Editeur : Dupuis
Daphné Collignon, illustratrice très sollicitée pour des livres de
jeunesse ou des couvertures de romans, nous invite à nouveau dans son
univers le plus personnel, celui qu'elle développe dans ses bandes
dessinées en solo. On retrouve ses dessins jouant magnifiquement des
contrastes, ses belles femmes qui se ressemblent entre elles, ses textes
en monologues poétiques, parfois décousus... tout cela formant un
équilibre narratif aussi esthétique que fragile.
Moins hermétique
que les deux tomes de Coelacanthes (parus chez Vents d'Ouest), le
"one-shot" Sirène semble pourtant constitué d'une démarche artistique
similaire et pourrait même en être une forme de suite.
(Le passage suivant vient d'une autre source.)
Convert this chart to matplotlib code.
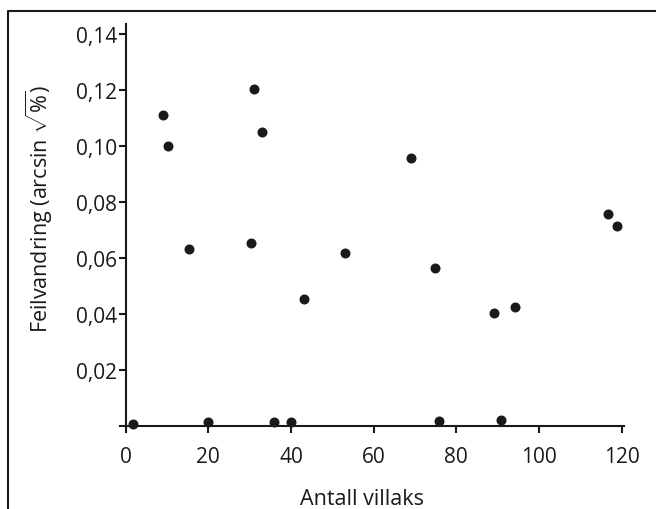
import matplotlib
matplotlib.use("Agg")
import matplotlib.pyplot as plt
from matplotlib.lines import Line2D

# Antall villaks vs feilvandring
antall = [1.7, 9.1, 10.2, 15.2, 20.0, 30.2, 31.0, 33.0, 36.0, 40.0,
          43.2, 53.0, 69.0, 74.9, 75.9, 89.0, 90.7, 94.1, 116.6, 118.9]
feil = [0.0009, 0.1110, 0.1001, 0.0632, 0.0015, 0.0653, 0.1205, 0.1051, 0.0015, 0.0014,
        0.0453, 0.0617, 0.0956, 0.0566, 0.0019, 0.0404, 0.0022, 0.0427, 0.0759, 0.0715]

xticks = [0, 20, 40, 60, 80, 100, 120]
yticks = [0.02, 0.04, 0.06, 0.08, 0.10, 0.12, 0.14]
ytick_labels = ["0,02", "0,04", "0,06", "0,08", "0,10", "0,12", "0,14"]

plt.rcParams["font.family"] = ["Open Sans", "DejaVu Sans"]
plt.rcParams["mathtext.fontset"] = "custom"
plt.rcParams["mathtext.rm"] = "Open Sans"
plt.rcParams["mathtext.it"] = "Open Sans"

fig = plt.figure(figsize=(6.56, 5.10), dpi=100)
ax = fig.add_axes([0.1828, 0.151, 0.7686, 0.80])

ax.scatter(antall, feil, s=52, color="#1a1a1a", zorder=3, linewidths=0)

ax.set_xlim(-1.4, 120.6)
ax.set_ylim(-0.002, 0.1436)
ax.spines["left"].set_position(("data", 0))
ax.spines["bottom"].set_position(("data", 0))
ax.spines["top"].set_visible(False)
ax.spines["right"].set_visible(False)
for s in ("left", "bottom"):
    ax.spines[s].set_linewidth(1.5)
    ax.spines[s].set_color("#1a1a1a")

ax.set_xticks(xticks)
ax.set_xticklabels([str(t) for t in xticks])
ax.set_yticks(yticks)
ax.set_yticklabels(ytick_labels)
ax.tick_params(axis="both", direction="out", length=5, width=1.5,
               color="#1a1a1a", labelsize=15, labelcolor="#1a1a1a")
ax.tick_params(axis="y", pad=1)
ax.tick_params(axis="x", pad=9)

ax.set_xlabel("Antall villaks", fontsize=15.5, color="#1a1a1a")
ax.xaxis.set_label_coords(0.48, -0.137)
ax.set_ylabel(r"Feilvandring (arcsin $\sqrt{\%}$)", fontsize=15.5, color="#1a1a1a")
ax.yaxis.set_label_coords(-0.128, 0.55)

# frame lines (left and top only)
fx = 8.3 / 656
fy = 1 - 11.7 / 510
fig.add_artist(Line2D([fx, fx, 1.0], [0.0, fy, fy], transform=fig.transFigure,
                      color="#1a1a1a", linewidth=1.5))

fig.savefig("out.png", dpi=100)
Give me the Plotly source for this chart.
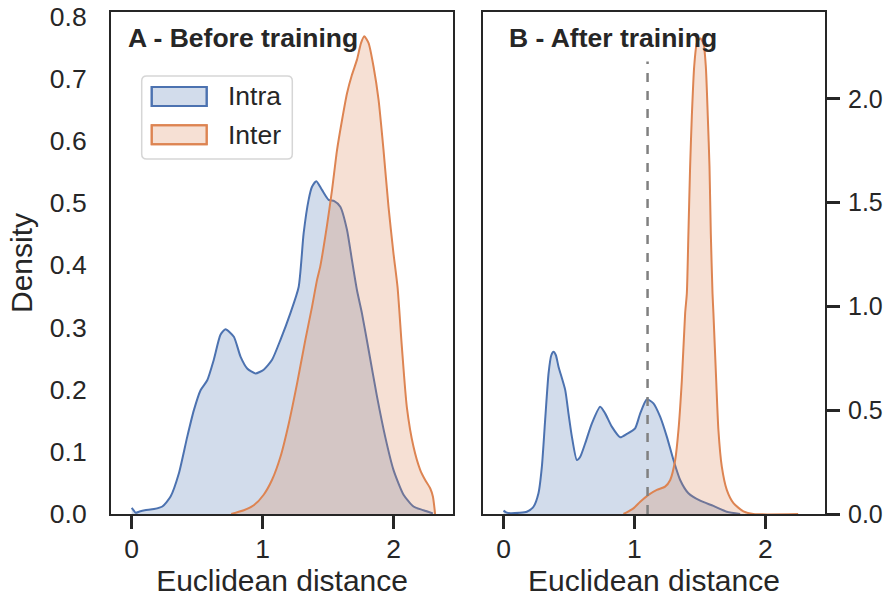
import plotly.graph_objects as go
from plotly.subplots import make_subplots

# ---- Panel A (before training) ----
a_intra_x = [0.0, 0.015, 0.03, 0.06, 0.10, 0.17, 0.234, 0.297, 0.36, 0.424, 0.475, 0.526, 0.577, 0.627, 0.678, 0.716,
             0.78, 0.831, 0.882, 0.945, 1.008, 1.072, 1.136, 1.212, 1.275, 1.313, 1.351, 1.377, 1.41, 1.453, 1.504,
             1.547, 1.593, 1.644, 1.682, 1.72, 1.758, 1.809, 1.873, 1.936, 1.999, 2.076, 2.152, 2.228, 2.30]
a_intra_y = [0.010, 0.006, 0.002, 0.004, 0.006, 0.008, 0.012, 0.028, 0.065, 0.124, 0.167, 0.199, 0.215, 0.248, 0.288, 0.297,
             0.285, 0.253, 0.234, 0.226, 0.232, 0.248, 0.280, 0.323, 0.365, 0.451, 0.505, 0.526, 0.535, 0.521, 0.505,
             0.503, 0.494, 0.457, 0.408, 0.360, 0.323, 0.264, 0.189, 0.124, 0.071, 0.031, 0.012, 0.006, 0.001]

a_inter_x = [0.76, 0.856, 0.932, 1.008, 1.072, 1.136, 1.20, 1.263, 1.326, 1.377, 1.415, 1.44, 1.49, 1.53, 1.568, 1.606,
             1.644, 1.682, 1.72, 1.751, 1.776, 1.809, 1.847, 1.885, 1.923, 1.961, 1.999, 2.03, 2.063, 2.101, 2.152,
             2.203, 2.24, 2.28, 2.30, 2.317]
a_inter_y = [0.0, 0.006, 0.014, 0.031, 0.055, 0.092, 0.146, 0.210, 0.280, 0.333, 0.376, 0.398, 0.462, 0.521, 0.585, 0.633,
             0.676, 0.706, 0.730, 0.757, 0.768, 0.757, 0.719, 0.666, 0.585, 0.494, 0.419, 0.365, 0.269, 0.172, 0.108,
             0.071, 0.055, 0.041, 0.028, 0.0]

# ---- Panel B (after training) ----
b_intra_x = [0.0, 0.02, 0.05, 0.12, 0.178, 0.229, 0.267, 0.293, 0.318, 0.344, 0.365, 0.382, 0.40, 0.42, 0.471, 0.496, 0.522, 0.56,
             0.586, 0.624, 0.675, 0.738, 0.776, 0.827, 0.891, 0.942, 1.005, 1.044, 1.095, 1.145, 1.196, 1.247, 1.298,
             1.349, 1.412, 1.502, 1.603, 1.705, 1.807]
b_intra_y = [0.016, 0.008, 0.004, 0.006, 0.011, 0.035, 0.100, 0.228, 0.453, 0.678, 0.765, 0.782, 0.765, 0.710, 0.598, 0.485, 0.373, 0.260,
             0.276, 0.341, 0.437, 0.517, 0.485, 0.421, 0.370, 0.386, 0.413, 0.485, 0.553, 0.533, 0.469, 0.373, 0.260,
             0.164, 0.100, 0.064, 0.039, 0.011, 0.0]

b_inter_x = [0.916, 0.992, 1.044, 1.107, 1.171, 1.234, 1.273, 1.311, 1.336, 1.362, 1.387, 1.40, 1.412, 1.425, 1.438,
             1.456, 1.476, 1.502, 1.527, 1.545, 1.56, 1.573, 1.583, 1.596, 1.603, 1.624, 1.641, 1.667, 1.705, 1.756,
             1.832, 1.908, 2.25]
b_inter_y = [0.0, 0.027, 0.059, 0.092, 0.116, 0.132, 0.164, 0.260, 0.405, 0.646, 0.967, 1.064, 1.353, 1.674, 1.915,
             2.156, 2.268, 2.293, 2.268, 2.156, 1.915, 1.674, 1.353, 1.064, 0.967, 0.646, 0.405, 0.228, 0.116, 0.052,
             0.013, 0.0, 0.0]

threshold_x = [1.10, 1.10]
threshold_y = [0.0, 2.18]

x_ticks = [0, 1, 2]
a_y_ticks = [0.0, 0.1, 0.2, 0.3, 0.4, 0.5, 0.6, 0.7, 0.8]
b_y_ticks = [0.0, 0.5, 1.0, 1.5, 2.0]
series_names = ["Intra", "Inter"]

BLUE = "#4C72B0"
ORANGE = "#DD8452"
BLUE_FILL = "rgba(76,114,176,0.25)"
ORANGE_FILL = "rgba(221,132,82,0.25)"
INK = "#262626"
FONT = "Liberation Sans, Arial, sans-serif"
TICK_SIZE = 26.5
LABEL_SIZE = 30

W, H = 884, 598
ML, MR, MT, MB = 111, 59, 12, 84
PW, PH = W - ML - MR, H - MT - MB
PAGE_LEFT, PAGE_BOTTOM = ML, H - MB


def px(x):
    return (x - PAGE_LEFT) / PW


def py(y):
    return (PAGE_BOTTOM - y) / PH


fig = make_subplots(rows=1, cols=2, horizontal_spacing=0.0415)


def kde(x, y, color, fill, name, col):
    fig.add_trace(go.Scatter(x=x, y=y, mode="lines", name=name, fill="tozeroy", fillcolor=fill,
                             line=dict(color=color, width=2, shape="spline", smoothing=0.6),
                             showlegend=False), row=1, col=col)


kde(a_intra_x, a_intra_y, BLUE, BLUE_FILL, series_names[0], 1)
kde(a_inter_x, a_inter_y, ORANGE, ORANGE_FILL, series_names[1], 1)
kde(b_intra_x, b_intra_y, BLUE, BLUE_FILL, series_names[0], 2)
kde(b_inter_x, b_inter_y, ORANGE, ORANGE_FILL, series_names[1], 2)
fig.add_trace(go.Scatter(x=threshold_x, y=threshold_y, mode="lines", showlegend=False,
                         line=dict(color="#808080", width=2.5, dash="dash")), row=1, col=2)

axis_common = dict(showline=True, linecolor=INK, linewidth=2, mirror=True, showgrid=False, zeroline=False,
                   automargin=False, ticklabeloverflow="allow")
for c in (1, 2):
    fig.update_xaxes(range=[-0.158, 2.455], tickvals=x_ticks, ticktext=[str(v) for v in x_ticks],
                     ticks="outside", ticklen=13, tickwidth=2.5, tickcolor=INK, ticklabelstandoff=-3,
                     tickfont=dict(size=TICK_SIZE, color=INK, family=FONT),
                     title=dict(text="Euclidean distance", font=dict(size=LABEL_SIZE, color=INK, family=FONT),
                                standoff=2),
                     row=1, col=c, **axis_common)

fig.update_yaxes(range=[0, 0.807], tickvals=a_y_ticks, ticktext=[f"{v:.1f}" for v in a_y_ticks],
                 ticks="outside", ticklen=17, tickcolor="rgba(0,0,0,0)",
                 tickfont=dict(size=TICK_SIZE, color=INK, family=FONT),
                 title=dict(text="Density", font=dict(size=LABEL_SIZE, color=INK, family=FONT), standoff=8),
                 row=1, col=1, **axis_common)
fig.update_yaxes(range=[0, 2.419], tickvals=b_y_ticks, ticktext=[f"{v:.1f}" for v in b_y_ticks],
                 side="right", ticks="outside", ticklen=13, tickwidth=2.5, tickcolor=INK, ticklabelstandoff=3,
                 tickfont=dict(size=25, color=INK, family=FONT),
                 row=1, col=2, **axis_common)

fig.add_annotation(text="<b>A - Before training</b>", xref="x domain", yref="y domain", x=0.045, y=0.948,
                   xanchor="left", yanchor="middle", showarrow=False,
                   font=dict(size=TICK_SIZE, color=INK, family=FONT))
fig.add_annotation(text="<b>B - After training</b>", xref="x2 domain", yref="y2 domain", x=0.072, y=0.948,
                   xanchor="left", yanchor="middle", showarrow=False,
                   font=dict(size=TICK_SIZE, color=INK, family=FONT))

# ---- legend box (drawn to match the large patch style) ----
bx0, bx1, by0, by1, r = 141.7, 292.3, 76, 159, 5
path = (f"M {px(bx0 + r)},{py(by0)} L {px(bx1 - r)},{py(by0)} Q {px(bx1)},{py(by0)} {px(bx1)},{py(by0 + r)} "
        f"L {px(bx1)},{py(by1 - r)} Q {px(bx1)},{py(by1)} {px(bx1 - r)},{py(by1)} "
        f"L {px(bx0 + r)},{py(by1)} Q {px(bx0)},{py(by1)} {px(bx0)},{py(by1 - r)} "
        f"L {px(bx0)},{py(by0 + r)} Q {px(bx0)},{py(by0)} {px(bx0 + r)},{py(by0)} Z")
fig.add_shape(type="path", path=path, xref="paper", yref="paper",
              line=dict(color="#d6d6d6", width=1.5), fillcolor="rgba(255,255,255,0.8)", layer="above")
for name, color, fill, cy in [(series_names[0], BLUE, BLUE_FILL, 96.5), (series_names[1], ORANGE, ORANGE_FILL, 134.7)]:
    fig.add_shape(type="rect", xref="paper", yref="paper",
                  x0=px(151.7), x1=px(206.7), y0=py(cy - 9.5), y1=py(cy + 9.5),
                  line=dict(color=color, width=2), fillcolor="white", layer="above")
    fig.add_shape(type="rect", xref="paper", yref="paper",
                  x0=px(151.7), x1=px(206.7), y0=py(cy - 9.5), y1=py(cy + 9.5),
                  line=dict(color=color, width=2), fillcolor=fill, layer="above")
    fig.add_annotation(text=name, xref="paper", yref="paper", x=px(226), y=py(cy), xanchor="left",
                       yanchor="middle", showarrow=False, font=dict(size=TICK_SIZE, color=INK, family=FONT))

fig.update_layout(
    width=W, height=H,
    margin=dict(l=ML, r=MR, t=MT, b=MB, autoexpand=False),
    paper_bgcolor="white", plot_bgcolor="white",
    font=dict(family=FONT, color=INK),
    showlegend=False,
)

fig.write_html("out.html", config={"displayModeBar": False},
               post_script="document.body.style.margin='0';document.body.style.overflow='hidden';")
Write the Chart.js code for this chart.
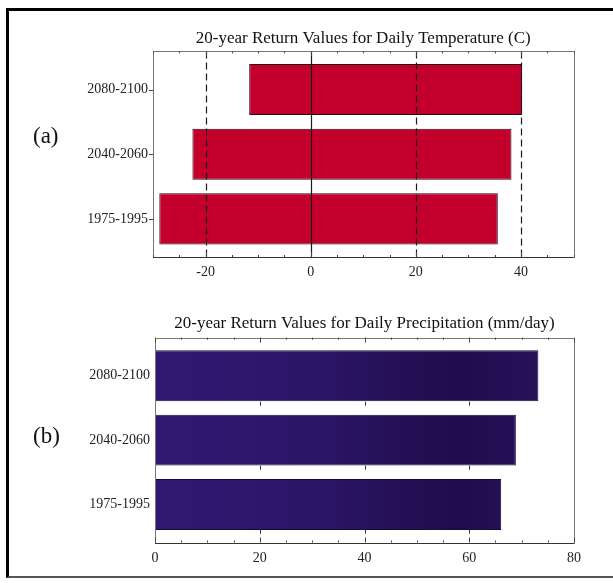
<!DOCTYPE html>
<html>
<head>
<meta charset="utf-8">
<script src="https://cdn.jsdelivr.net/npm/chart.js@4.4.1/dist/chart.umd.min.js"></script>
<style>
  html, body { margin: 0; padding: 0; background: #fff; }
  body { width: 613px; height: 583px; position: relative; overflow: hidden; font-family: 'Liberation Serif', 'DejaVu Serif', serif; }
  .frame { position: absolute; left: 6px; top: 8px; width: 607px; height: 570px; box-sizing: border-box;
           border-left: 3px solid #000; border-top: 3px solid #000; border-bottom: 2px solid #555; }
  .panel { position: absolute; left: 0; width: 613px; }
  .panel canvas { display: block; }
  .tag { position: absolute; left: 33px; font-size: 23px; line-height: 1; color: #111; }
</style>
</head>
<body>
<div class="frame"></div>
<div class="panel" style="top:0"><canvas id="tempChart" width="613" height="290"></canvas></div>
<div class="panel" style="top:290px"><canvas id="precipChart" width="613" height="293"></canvas></div>
<div class="tag" style="top:124px">(a)</div>
<div class="tag" style="top:424px">(b)</div>

<script>
// data
const periods = ['2080-2100', '2040-2060', '1975-1995'];
const tempLow = [-11.7, -22.5, -28.8];
const tempHigh = [40.2, 38.2, 35.6];
const precipHigh = [73.2, 68.9, 66.1];
const tempTicks = [-20, 0, 20, 40];
const precipTicks = [0, 20, 40, 60, 80];

const FONT = "'Liberation Serif', 'DejaVu Serif', serif";
const slot = i => periods.length - i;          // top row = highest slot
const slots = periods.map((p, i) => slot(i));

/* Mathematica-style frame: box, minor/major ticks, dashed grid */
const plotFrame = {
  id: 'plotFrame',
  beforeDatasetsDraw(chart, args, o) { if (!o.gridOnTop) drawGrid(chart, o); },
  afterDatasetsDraw(chart, args, o) {
    if (o.gridOnTop) drawGrid(chart, o);
    drawBox(chart, o);
  }
};

function drawGrid(chart, o) {
  const { ctx, chartArea: a } = chart;
  const xs = chart.scales.x;
  ctx.save();
  ctx.strokeStyle = o.gridColor;
  ctx.lineWidth = o.gridWidth;
  o.grid.forEach(v => {
    const x = Math.round(xs.getPixelForValue(v)) + 0.5;
    ctx.setLineDash(v === 0 && o.solidZero ? [] : o.dash);
    ctx.beginPath();
    ctx.moveTo(x, a.top);
    ctx.lineTo(x, a.bottom);
    ctx.stroke();
  });
  ctx.restore();
}

function drawBox(chart, o) {
  const { ctx, chartArea: a } = chart;
  const xs = chart.scales.x, ys = chart.scales.y;
  ctx.save();
  ctx.setLineDash([]);
  ctx.lineWidth = 1;
  ctx.strokeStyle = '#777';
  ctx.strokeRect(Math.round(a.left) + 0.5, Math.round(a.top) + 0.5, Math.round(a.width), Math.round(a.height));
  ctx.strokeStyle = '#333';
  ctx.beginPath();
  ctx.moveTo(a.left, Math.round(a.bottom) + 0.5);
  ctx.lineTo(a.right, Math.round(a.bottom) + 0.5);
  ctx.stroke();

  ctx.strokeStyle = '#444';
  for (let v = xs.min; v <= xs.max; v += o.minorStep) {
    const x = Math.round(xs.getPixelForValue(v)) + 0.5;
    const len = o.grid.includes(v) || o.major.includes(v) ? 5 : 2;
    ctx.beginPath();
    ctx.moveTo(x, a.top); ctx.lineTo(x, a.top + len);
    ctx.moveTo(x, a.bottom); ctx.lineTo(x, a.bottom - len);
    ctx.stroke();
  }
  if (o.leftTicks) {
    slots.forEach(v => {
      const y = Math.round(ys.getPixelForValue(v)) + 0.5;
      ctx.beginPath();
      ctx.moveTo(a.left - 4, y); ctx.lineTo(a.left, y);
      ctx.stroke();
    });
  }
  ctx.restore();
}

function purpleFill(ctx) {
  const { chart } = ctx;
  const a = chart.chartArea;
  if (!a) return '#2a1462';
  const g = chart.ctx.createLinearGradient(a.left, 0, a.right, 0);
  g.addColorStop(0, '#311973');
  g.addColorStop(0.4, '#2b1566');
  g.addColorStop(0.72, '#200c4c');
  g.addColorStop(1, '#2a1462');
  return g;
}

function buildChart(id, cfg) {
  return new Chart(document.getElementById(id), {
    type: 'bar',
    data: {
      datasets: [{
        data: cfg.data,
        backgroundColor: cfg.color,
        borderColor: cfg.border,
        borderWidth: 1,
        borderSkipped: false,
        barPercentage: 0.79,
        categoryPercentage: 1
      }]
    },
    plugins: [plotFrame],
    options: {
      indexAxis: 'y',
      responsive: false,
      animation: false,
      layout: { padding: { left: 0, right: cfg.padRight, top: 0, bottom: cfg.padBottom } },
      plugins: {
        legend: { display: false },
        tooltip: { enabled: false },
        title: {
          display: true, text: cfg.title, fullSize: false, color: '#111',
          font: { family: FONT, size: 17, weight: 'normal' },
          padding: cfg.titlePad
        },
        plotFrame: cfg.frame
      },
      scales: {
        x: {
          type: 'linear', min: cfg.min, max: cfg.max,
          afterBuildTicks: s => { s.ticks = cfg.ticks.map(v => ({ value: v })); },
          afterFit: s => { s.height = 30; },
          grid: { display: false, drawTicks: false },
          border: { display: false },
          ticks: { color: '#222', padding: 7, font: { family: FONT, size: 14 } }
        },
        y: {
          type: 'linear', min: 0.41, max: 3.59, offset: false,
          afterBuildTicks: s => { s.ticks = slots.map(v => ({ value: v })); },
          afterFit: s => { s.width = cfg.axisWidth; },
          grid: { display: false, drawTicks: false, offset: false },
          border: { display: false },
          ticks: {
            color: '#222', padding: cfg.labelPad, font: { family: FONT, size: 14 },
            callback: v => periods[periods.length - v]
          }
        }
      }
    }
  });
}

buildChart('tempChart', {
  title: '20-year Return Values for Daily Temperature (C)',
  titlePad: { top: 28, bottom: 3 },
  data: periods.map((p, i) => ({ x: [tempLow[i], tempHigh[i]], y: slot(i) })),
  color: '#c2002b', border: '#2a0810',
  min: -30, max: 50, ticks: tempTicks,
  padRight: 39.5, padBottom: 3, axisWidth: 153, labelPad: 5,
  frame: { grid: [-20, 0, 20, 40], solidZero: true, dash: [7, 4], gridColor: '#1a1a1a', gridWidth: 1.2,
           gridOnTop: true, minorStep: 5, major: tempTicks, leftTicks: true }
});

buildChart('precipChart', {
  title: '20-year Return Values for Daily Precipitation (mm/day)',
  titlePad: { top: 23, bottom: 4.3 },
  data: periods.map((p, i) => ({ x: [0, precipHigh[i]], y: slot(i) })),
  color: purpleFill, border: '#1a0a3a',
  min: 0, max: 80, ticks: precipTicks,
  padRight: 39, padBottom: 10.5, axisWidth: 155, labelPad: 5,
  frame: { grid: [20, 40, 60], solidZero: false, dash: [4, 12], gridColor: '#333', gridWidth: 1,
           gridOnTop: false, minorStep: 5, major: precipTicks, leftTicks: false }
});
</script>
</body>
</html>
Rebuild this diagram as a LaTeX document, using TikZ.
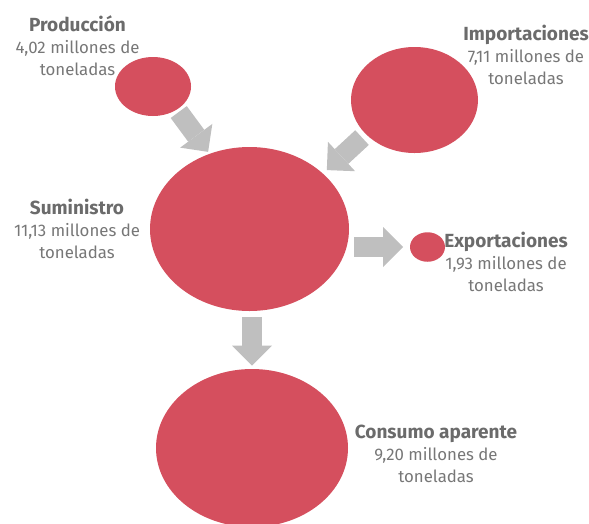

On y retrouve
effectivement le prénom de Magda, la chanteuse qui évoque la femme-poisson, des
physionomies semblables, la dualité et la quête identitaire féminine...
Autant
d'obsessions récurrentes transposées ici dans un tout autre contexte,
plus chaud, puisque la protagoniste cherche au Maroc le père de l'enfant
qu'elle porte. Au gré de son voyage, elle conscientise que pour un
homme, assumer un bébé hors mariage avec une étrangère est invivable en
ces contrées. Les tortures psychologiques de Magda sur les questions de la maternité vont se refléter au travers d'une rencontre avec une autre jeune femme, muette, lui ressemblant étrangement (hormis la couleur de cheveux).
Pas de "solide scénario" ici, mais un
récit initiatique et d'introspection, servi par un graphisme superbe,
sensuel. Le public sensible à la
période filmographique abstraite de Lynch, aux beaux-arts ou à la poésie
apprécieront. Pour les esprits les plus cartésiens, l'approche de ce type de romans graphiques "psychologiques" et "arty" sera plus difficile... mais ouvrira peut-être leur perception de ce que peut aussi véhiculer la bande dessinée.